O capítulo III, que trata, em especial, do Direito nos tempos do império, traz o assunto que considerei mais atraente, o perfil dos bacharéis em Direito.
“(…) há que se fazer menção ao perfil dos bacharéis de Direito mediante alguns traços particulares e inconfundíveis. Ninguém melhor do que eles para usar e abusar do uso incontinente do palavreado pomposo, sofisticado e ritualístico”. (p. 99). Nessa frase, o autor apresenta com clareza o perfil dos bacharéis na época. Mas a partir disso, pode-se fazer a seguinte pergunta: mudou o perfil daquela época para os dias atuais? Certamente não. Passados aproximadamente duzentos anos, o perfil continua o mesmo.
Outro assunto muito convincente nesse capítulo foi a parte direcionada à criação dos dois primeiros cursos de Direito no Brasil. Além de terem contribuído para a formação de um pensamento jurídico brasileiro característico, as duas faculdades de Direito apresentavam algumas diferenciações que achei bastante curiosas. O curso de Olinda (que depois foi transferida para Recife) era mais destinado a erudição, enquanto o de São Paulo, à reflexão e militância política.
O quarto capítulo do livro, em especial o tópico 4.1, que fala da formação do Direito Público, faz um resgate cronologicamente dos principais códigos, constituições e leis que surgiram no Brasil.

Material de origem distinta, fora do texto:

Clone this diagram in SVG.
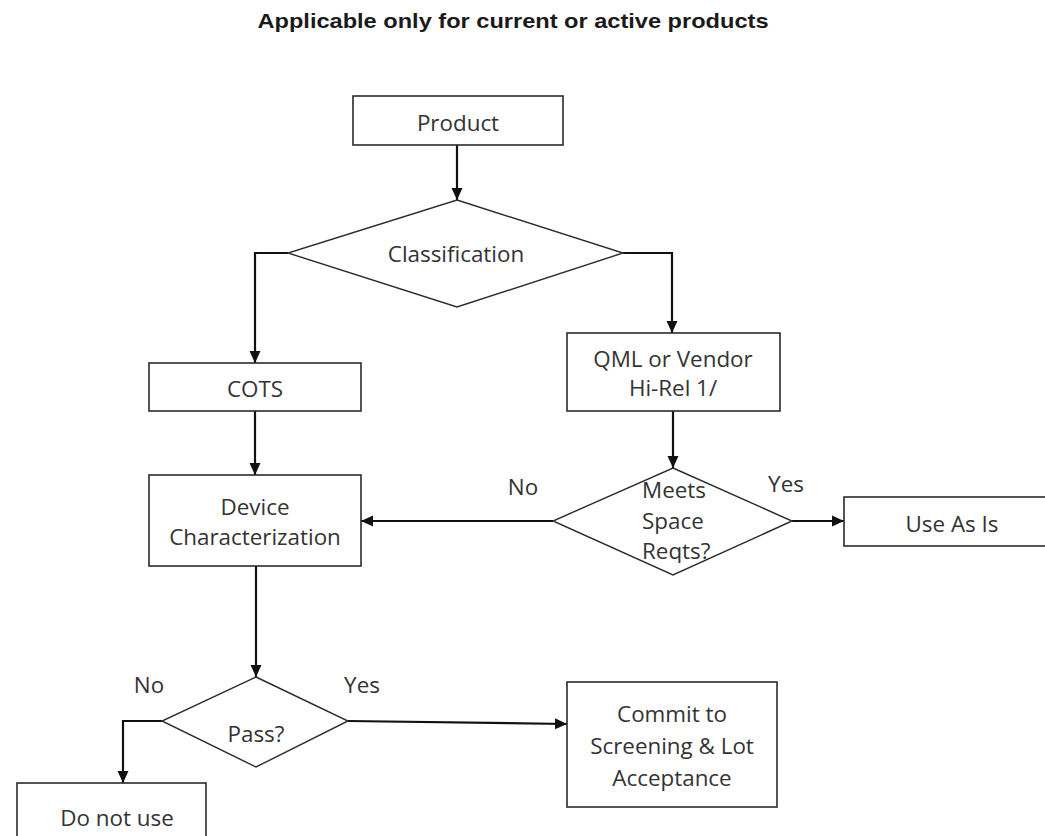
<svg xmlns="http://www.w3.org/2000/svg" width="1045" height="836" viewBox="0 0 1045 836">
  <style>
    .box { fill: #ffffff; stroke: #2b2b2b; stroke-width: 1.6; }
    .dia { fill: #ffffff; stroke: #2b2b2b; stroke-width: 1.4; }
    .wire { fill: none; stroke: #111111; stroke-width: 2.2; }
    .lbl { font-family: "Open Sans", Lato, sans-serif; font-size: 22.4px; fill: #333333; text-anchor: middle; }
    .lbl-l { font-family: "Open Sans", Lato, sans-serif; font-size: 22.4px; fill: #333333; }
    .title { font-family: "Liberation Sans", Arial, sans-serif; font-weight: bold; font-size: 21px; fill: #1a1a1a; text-anchor: middle; }
  </style>
  <defs>
    <marker id="arrow" markerUnits="userSpaceOnUse" markerWidth="13" markerHeight="12" refX="12" refY="6" orient="auto">
      <path d="M0,0.5 L12,6 L0,11.5 z" fill="#111111"/>
    </marker>
    <!-- trims the descender of the last line where it meets the diamond edge -->
    <clipPath id="meetsClip">
      <rect x="600" y="470" width="140" height="93"/>
    </clipPath>
  </defs>

  <rect width="1045" height="836" fill="#ffffff"/>

  <text class="title" x="513" y="28" textLength="511" lengthAdjust="spacingAndGlyphs">Applicable only for current or active products</text>

  <!-- connectors -->
  <g id="connectors">
    <path class="wire" d="M457,145 V200" marker-end="url(#arrow)"/>
    <path class="wire" d="M288,253 H255 V363" marker-end="url(#arrow)"/>
    <path class="wire" d="M623,253 H672 V333" marker-end="url(#arrow)"/>
    <path class="wire" d="M255,411 V475" marker-end="url(#arrow)"/>
    <path class="wire" d="M673,411 V468" marker-end="url(#arrow)"/>
    <path class="wire" d="M553,521 H361" marker-end="url(#arrow)"/>
    <path class="wire" d="M792,521 H844" marker-end="url(#arrow)"/>
    <path class="wire" d="M256,566 V677" marker-end="url(#arrow)"/>
    <path class="wire" d="M162,721 H123 V783" marker-end="url(#arrow)"/>
    <path class="wire" d="M348,721 L567,724" marker-end="url(#arrow)"/>
  </g>

  <!-- branch labels -->
  <g id="labels">
    <text class="lbl" x="523" y="495">No</text>
    <text class="lbl" x="786" y="492">Yes</text>
    <text class="lbl" x="149" y="693">No</text>
    <text class="lbl" x="362" y="693">Yes</text>
  </g>

  <g id="product">
    <rect class="box" x="353" y="96" width="210" height="49"/>
    <text class="lbl" x="458" y="131">Product</text>
  </g>

  <g id="classification">
    <polygon class="dia" points="457,200 623,253 457,307 288,253"/>
    <text class="lbl" x="456" y="262">Classification</text>
  </g>

  <g id="cots">
    <rect class="box" x="149" y="363" width="212" height="48"/>
    <text class="lbl" x="255" y="397">COTS</text>
  </g>

  <g id="qml">
    <rect class="box" x="567" y="333" width="213" height="78"/>
    <text class="lbl" x="673" y="367">QML or Vendor</text>
    <text class="lbl" x="673" y="396">Hi-Rel 1/</text>
  </g>

  <g id="device">
    <rect class="box" x="149" y="475" width="212" height="91"/>
    <text class="lbl" x="255" y="515">Device</text>
    <text class="lbl" x="255" y="545">Characterization</text>
  </g>

  <g id="meets">
    <polygon class="dia" points="673,468 792,521 673,575 553,521"/>
    <g clip-path="url(#meetsClip)">
      <text class="lbl-l" x="642" y="498">Meets</text>
      <text class="lbl-l" x="642" y="529">Space</text>
      <text class="lbl-l" x="642" y="559">Reqts?</text>
    </g>
  </g>

  <g id="use-as-is">
    <rect class="box" x="844" y="497" width="203" height="49"/>
    <text class="lbl" x="952" y="532">Use As Is</text>
  </g>

  <g id="pass">
    <polygon class="dia" points="256,677 348,721 256,767 162,721"/>
    <text class="lbl" x="256" y="742">Pass?</text>
  </g>

  <g id="commit">
    <rect class="box" x="567" y="682" width="210" height="125"/>
    <text class="lbl" x="672" y="722">Commit to</text>
    <text class="lbl" x="672" y="754">Screening &amp; Lot</text>
    <text class="lbl" x="672" y="786">Acceptance</text>
  </g>

  <g id="do-not-use">
    <rect class="box" x="17" y="783" width="189" height="56"/>
    <text class="lbl" x="117" y="826">Do not use</text>
  </g>
</svg>
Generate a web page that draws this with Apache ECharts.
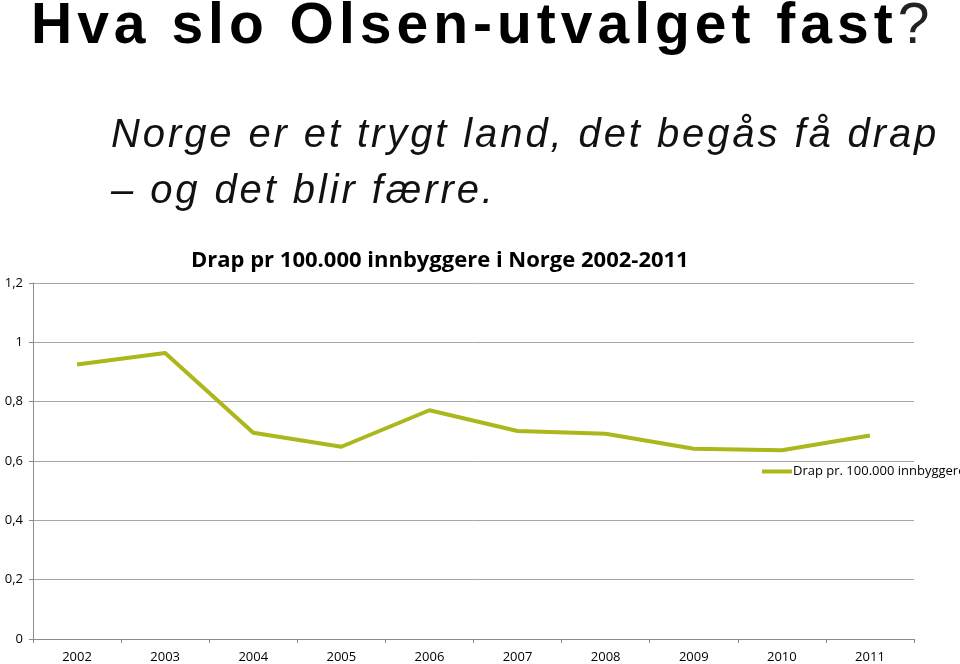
<!DOCTYPE html>
<html>
<head>
<meta charset="utf-8">
<script src="https://cdn.jsdelivr.net/npm/echarts@6/dist/echarts.min.js"></script>
<style>
  html, body { margin: 0; padding: 0; background: #fff; }
  #wrap { position: relative; width: 960px; height: 664px; overflow: hidden; }
  #container { position: absolute; left: 0; top: 0; width: 960px; height: 664px; }
  .head { position: absolute; font-family: "Liberation Sans", Arial, sans-serif; color: #000; white-space: nowrap; }
  #title { left: 31px; top: -5px; font-size: 57px; line-height: 57px; font-weight: bold; letter-spacing: 5px; }
  #title span { font-weight: normal; letter-spacing: 0; color: #222; }
  #sub { left: 111px; top: 105px; font-size: 40px; line-height: 56px; font-style: italic; letter-spacing: 2.9px; color: #111; }
</style>
</head>
<body>
<div id="wrap">
  <div id="container"></div>
  <div class="head" id="title">Hva slo Olsen-utvalget fast<span>?</span></div>
  <div class="head" id="sub">Norge er et trygt land, det begås få drap<br>– og det blir færre.</div>
</div>
<script>
var years = ['2002', '2003', '2004', '2005', '2006', '2007', '2008', '2009', '2010', '2011'];
var drap = [0.925, 0.964, 0.695, 0.648, 0.771, 0.701, 0.692, 0.641, 0.636, 0.686];
var seriesName = 'Drap pr. 100.000 innbyggere';
var chartTitle = 'Drap pr 100.000 innbyggere i Norge 2002-2011';

var myChart = echarts.init(document.getElementById('container'));
var font = '"Open Sans", Lato, sans-serif';
option = {
    animation: false,
    title: {
        text: chartTitle,
        left: 186,
        top: 245,
        textStyle: { fontFamily: font, fontSize: 22, fontWeight: 'bold', color: '#000' }
    },
    legend: {
        data: [seriesName],
        left: 757,
        top: 460,
        itemWidth: 30,
        itemHeight: 4,
        itemGap: 4,
        icon: 'rect',
        textStyle: { fontFamily: font, fontSize: 13, color: '#000', padding: [0, 0, 0, -4] }
    },
    grid: { left: 33, right: 46, top: 283, bottom: 24, containLabel: false },
    xAxis: {
        type: 'category',
        data: years,
        boundaryGap: true,
        axisLine: { lineStyle: { color: '#8c8c8c', width: 1 } },
        axisTick: { show: true, length: 4, lineStyle: { color: '#8c8c8c' } },
        axisLabel: { fontFamily: font, fontSize: 13, color: '#000', margin: 12 }
    },
    yAxis: {
        type: 'value',
        min: 0,
        max: 1.2,
        interval: 0.2,
        axisLine: { show: true, lineStyle: { color: '#8c8c8c', width: 1 } },
        axisTick: { show: true, length: 4, inside: false, lineStyle: { color: '#8c8c8c' } },
        splitLine: { lineStyle: { color: '#a6a6a6', width: 1 } },
        axisLabel: {
            fontFamily: font, fontSize: 13, color: '#000', margin: 10,
            formatter: function (v) { return String(Math.round(v * 10) / 10).replace('.', ','); }
        }
    },
    series: [{
        name: seriesName,
        type: 'line',
        data: drap,
        symbol: 'none',
        color: '#acb71c',
        lineStyle: { width: 4, color: '#acb71c' }
    }]
};
myChart.setOption(option);
</script>
</body>
</html>
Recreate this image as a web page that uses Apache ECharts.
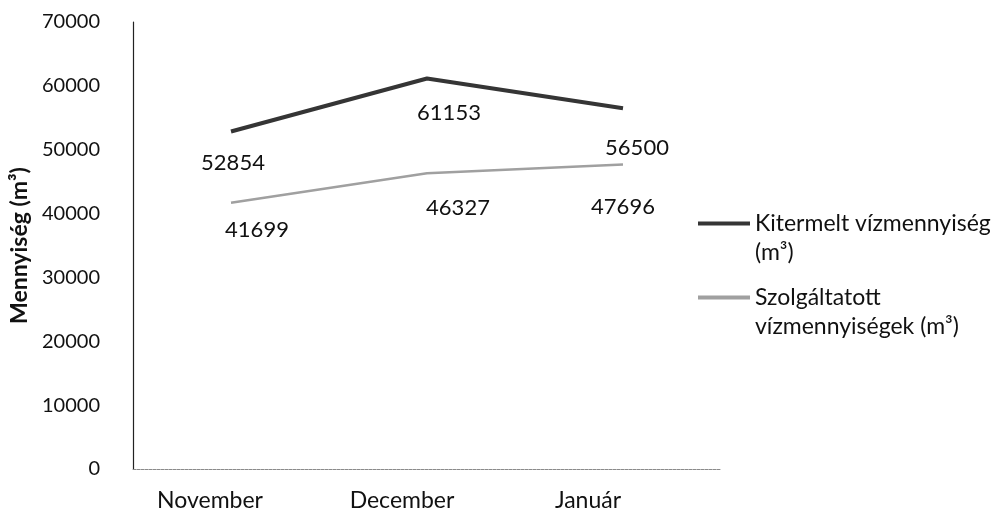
<!DOCTYPE html>
<html>
<head>
<meta charset="utf-8">
<script src="https://cdn.jsdelivr.net/npm/echarts@6/dist/echarts.min.js"></script>
<style>
  html, body { margin: 0; padding: 0; background: #ffffff; }
  #chart { width: 999px; height: 519px; }
</style>
</head>
<body>
<div id="chart"></div>
<script>
// Monthly water volumes (m³)
const months = ['November', 'December', 'Január'];
const extracted = [52854, 61153, 56500];   // Kitermelt vízmennyiség
const supplied = [41699, 46327, 47696];    // Szolgáltatott vízmennyiségek
const seriesNames = ['Kitermelt vízmennyiség (m³)', 'Szolgáltatott vízmennyiségek (m³)'];
const legendLines = {
  'Kitermelt vízmennyiség (m³)': '\nKitermelt vízmennyiség\n(m³)',
  'Szolgáltatott vízmennyiségek (m³)': '\nSzolgáltatott\nvízmennyiségek (m³)'
};

// Value label placement around each point [dx, dy]
const extractedLabelOffsets = [[2, 31], [22, 34], [14, 40]];
const suppliedLabelOffsets = [[26, 27], [31, 35], [0, 42]];
// Leftward nudge of each month label (px)
const monthLabelShift = [21, 25, 35];

const FONT = 'Lato';

function withLabels(values, offsets) {
  return values.map((v, i) => ({
    value: v,
    label: { offset: offsets[i] }
  }));
}

const monthRich = {};
monthLabelShift.forEach((s, i) => {
  monthRich['m' + i] = {
    fontFamily: FONT, fontSize: 23, color: '#111',
    padding: [0, s * 2, 0, 0]
  };
});

const chart = echarts.init(document.getElementById('chart'), null, { renderer: 'canvas' });

chart.setOption({
  backgroundColor: '#ffffff',
  animation: false,
  textStyle: { fontFamily: FONT },
  grid: {
    left: 133, right: 278, top: 22, bottom: 50,
    containLabel: false, outerBoundsMode: 'none'
  },
  legend: {
    orient: 'vertical',
    left: 693,
    top: 175,
    itemGap: -13,
    itemWidth: 52,
    itemHeight: 4,
    icon: 'rect',
    data: seriesNames,
    formatter: name => legendLines[name],
    textStyle: { fontFamily: FONT, fontSize: 23, color: '#111', lineHeight: 29 }
  },
  xAxis: {
    type: 'category',
    data: months,
    boundaryGap: true,
    axisLine: { lineStyle: { color: '#8a8a8a', width: 1, type: [3, 1] } },
    axisTick: { show: false },
    splitLine: { show: false },
    axisLabel: {
      margin: 20,
      formatter: (v, i) => '{m' + i + '|' + v + '}',
      rich: monthRich
    }
  },
  yAxis: {
    type: 'value',
    min: 0,
    max: 70000,
    interval: 10000,
    name: 'Mennyiség (m³)',
    nameLocation: 'middle',
    nameGap: 100,
    nameRotate: 90,
    nameTextStyle: { fontFamily: FONT, fontSize: 23, fontWeight: 'bold', color: '#111' },
    axisLine: { show: true, lineStyle: { color: '#222', width: 1.2 } },
    axisTick: { show: false },
    splitLine: { show: false },
    axisLabel: {
      fontFamily: FONT, fontSize: 20, color: '#111', margin: 33,
      formatter: v => String(v)
    }
  },
  series: [
    {
      name: seriesNames[0],
      type: 'line',
      data: withLabels(extracted, extractedLabelOffsets),
      symbol: 'circle',
      symbolSize: 0.1,
      lineStyle: { color: '#353535', width: 4 },
      itemStyle: { color: '#353535' },
      label: {
        show: true, position: 'inside',
        fontFamily: FONT, fontSize: 22, color: '#111'
      }
    },
    {
      name: seriesNames[1],
      type: 'line',
      data: withLabels(supplied, suppliedLabelOffsets),
      symbol: 'circle',
      symbolSize: 0.1,
      lineStyle: { color: '#a0a0a0', width: 2.5 },
      itemStyle: { color: '#a0a0a0' },
      label: {
        show: true, position: 'inside',
        fontFamily: FONT, fontSize: 22, color: '#111'
      }
    }
  ]
});
</script>
</body>
</html>
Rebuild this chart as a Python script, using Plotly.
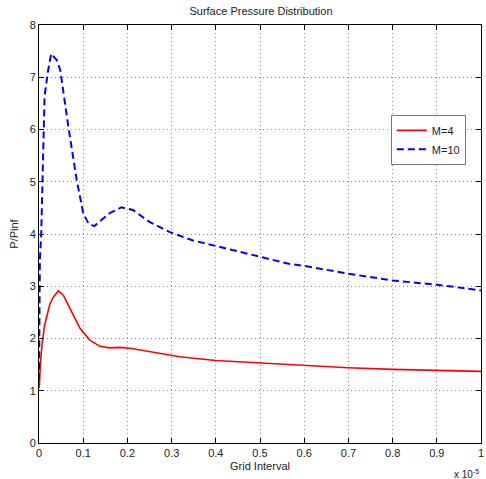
import plotly.graph_objects as go

# x in units of 1e-5
x_m4 = [0.0, 0.001, 0.003, 0.007, 0.0126, 0.02, 0.025, 0.033, 0.044, 0.055, 0.07, 0.093,
        0.115, 0.138, 0.16, 0.183, 0.21, 0.25, 0.318, 0.40, 0.50, 0.60, 0.70, 0.80, 0.90, 1.0]
y_m4 = [1.05, 1.1, 1.5, 1.9, 2.25, 2.5, 2.67, 2.80, 2.91, 2.83, 2.57, 2.19,
        1.97, 1.85, 1.82, 1.83, 1.81, 1.75, 1.65, 1.58, 1.53, 1.48, 1.44, 1.41, 1.39, 1.37]

x_m10 = [0.0, 0.001, 0.002, 0.005, 0.0075, 0.0103, 0.0126, 0.02, 0.0276, 0.040, 0.048, 0.0665,
         0.0854, 0.100, 0.112, 0.125, 0.140, 0.160, 0.1865, 0.2126, 0.25, 0.295, 0.347, 0.40,
         0.46, 0.505, 0.565, 0.60, 0.70, 0.80, 0.90, 1.0]
y_m10 = [1.2, 2.5, 3.5, 4.0, 5.0, 6.1, 6.63, 7.1, 7.45, 7.33, 7.14, 6.05,
         5.03, 4.40, 4.20, 4.15, 4.25, 4.40, 4.51, 4.46, 4.23, 4.04, 3.88, 3.77,
         3.64, 3.55, 3.43, 3.39, 3.24, 3.11, 3.03, 2.92]

x_ticks = [0, 0.1, 0.2, 0.3, 0.4, 0.5, 0.6, 0.7, 0.8, 0.9, 1]
x_tick_labels = ["0", "0.1", "0.2", "0.3", "0.4", "0.5", "0.6", "0.7", "0.8", "0.9", "1"]
y_ticks = [0, 1, 2, 3, 4, 5, 6, 7, 8]

FONT = "Liberation Sans, Arial, sans-serif"

fig = go.Figure()
fig.add_trace(go.Scatter(x=x_m4, y=y_m4, mode="lines", name="M=4",
                         line=dict(color="#ff0000", width=1.6)))
fig.add_trace(go.Scatter(x=x_m10, y=y_m10, mode="lines", name="M=10",
                         line=dict(color="#0000ff", width=2, dash="7px,4px")))

axis_common = dict(showline=True, linecolor="black", linewidth=1, mirror="allticks",
                   ticks="inside", ticklen=5, tickcolor="black",
                   showgrid=True, gridcolor="#8a8a8a", griddash="1px,3px", gridwidth=1,
                   zeroline=False, ticklabeloverflow="allow",
                   tickfont=dict(family=FONT, size=11, color="#222222"))

fig.update_layout(
    width=486, height=479,
    margin=dict(l=39, r=2, t=25, b=36),
    paper_bgcolor="white", plot_bgcolor="white",
    title=dict(text="Surface Pressure Distribution", x=0.537, xanchor="center",
               y=0.976, yanchor="middle",
               font=dict(family=FONT, size=11, color="#222222")),
    xaxis=dict(range=[0, 1], tickvals=x_ticks, ticktext=x_tick_labels,
               title=dict(text="Grid Interval", standoff=4,
                          font=dict(family=FONT, size=11, color="#222222")),
               **axis_common),
    yaxis=dict(range=[0, 8], tickvals=y_ticks,
               title=dict(text="P/Pinf", standoff=8,
                          font=dict(family=FONT, size=11, color="#222222")),
               **axis_common),
    legend=dict(x=0.796, y=0.785, xanchor="left", yanchor="top",
                bgcolor="white", bordercolor="#777777", borderwidth=1,
                font=dict(family=FONT, size=11, color="#222222"),
                tracegroupgap=0, itemwidth=30),
    showlegend=True,
)

fig.add_annotation(text="x 10<sup>-5</sup>", xref="paper", yref="paper",
                   x=0.999, y=-0.074, xanchor="right", yanchor="middle", showarrow=False,
                   font=dict(family=FONT, size=10, color="#222222"))

fig.write_html("out.html")
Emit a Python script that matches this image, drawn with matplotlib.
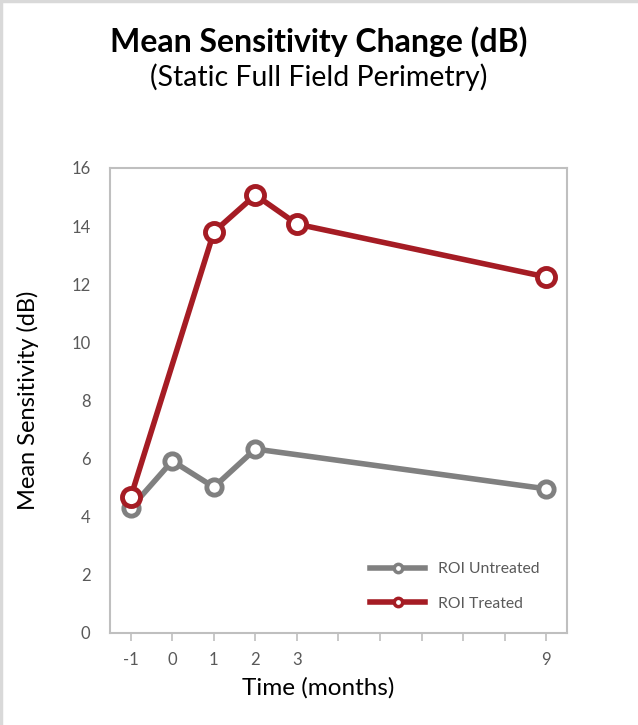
import matplotlib.pyplot as plt
from matplotlib.lines import Line2D

plt.rcParams["font.family"] = ["Lato", "DejaVu Sans"]

# data
months_untreated = [-1, 0, 1, 2, 9]
roi_untreated = [4.3, 5.92, 5.02, 6.33, 4.96]
months_treated = [-1, 1, 2, 3, 9]
roi_treated = [4.68, 13.8, 15.07, 14.07, 12.25]
x_ticks = list(range(-1, 10))
x_tick_labels = ["-1", "0", "1", "2", "3", "", "", "", "", "", "9"]
y_ticks = list(range(0, 17, 2))

grey = "#808080"
red = "#a51c24"
frame = "#bfbfbf"
tick_text = "#595959"

fig = plt.figure(figsize=(6.38, 7.25), dpi=100)
ax = fig.add_axes([0.1724, 0.1269, 0.7163, 0.6414])

ax.plot(months_untreated, roi_untreated, color=grey, lw=4, marker="o", ms=11,
        mfc="white", mec=grey, mew=3.5, label="ROI Untreated", zorder=3)
ax.plot(months_treated, roi_treated, color=red, lw=4, marker="o", ms=13,
        mfc="white", mec=red, mew=3.5, label="ROI Treated", zorder=4)

ax.set_xlim(-1.5, 9.5)
ax.set_ylim(0, 16)
ax.set_xticks(x_ticks)
ax.set_xticklabels(x_tick_labels)
ax.set_yticks(y_ticks)
ax.tick_params(axis="x", colors=frame, labelcolor=tick_text, labelsize=12,
               length=6, width=1.2, direction="out", pad=8)
ax.tick_params(axis="y", length=0, labelcolor=tick_text, labelsize=12, pad=14)
for s in ax.spines.values():
    s.set_color(frame)
    s.set_linewidth(1.5)

ax.set_xlabel("Time (months)", fontsize=17.5, color="black")
ax.xaxis.set_label_coords(0.455, -0.095)
ax.set_ylabel("Mean Sensitivity (dB)", fontsize=17, color="black")
ax.yaxis.set_label_coords(-0.155, 0.5)

# legend with small markers
handles = [
    Line2D([], [], color=grey, lw=4, marker="o", ms=6, mfc="white", mec=grey, mew=2.5),
    Line2D([], [], color=red, lw=4, marker="o", ms=6, mfc="white", mec=red, mew=2.5),
]
ax.legend(handles, ["ROI Untreated", "ROI Treated"], loc="lower right",
          bbox_to_anchor=(0.97, 0.018), frameon=False, fontsize=11.3,
          labelcolor=tick_text, handlelength=3.5, labelspacing=1.3)

fig.text(0.5, 0.943, "Mean Sensitivity Change (dB)", ha="center", va="center",
         fontsize=23, fontweight="bold")
fig.text(0.5, 0.894, "(Static Full Field Perimetry)", ha="center", va="center",
         fontsize=20.5)

# light frame on the left and top edge of the image
fig.add_artist(Line2D([0.0015, 0.0015], [0, 1], transform=fig.transFigure,
                      color="#d9d9d9", lw=2.5))
fig.add_artist(Line2D([0, 1], [0.998, 0.998], transform=fig.transFigure,
                      color="#d9d9d9", lw=2.5))

fig.savefig("out.png", dpi=100)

Enquanto o 4.2 resgata a formação do Direito Privado. É possível destacar, em geral, a evolução, ao passar de constituição para constituição, dos princípios democráticos e sociais. Também se pode destacar o fato da formação do Direito no Brasil ter sido marcado por um perfil liberal-conservador.
Em suma, considero que o livro apresentou a história do Direito no Brasil de forma muito mais detalhada do que eu conhecia e, principalmente, de forma bem crítica quanto ao contexto político, econômico e social que acompanhava cada fato.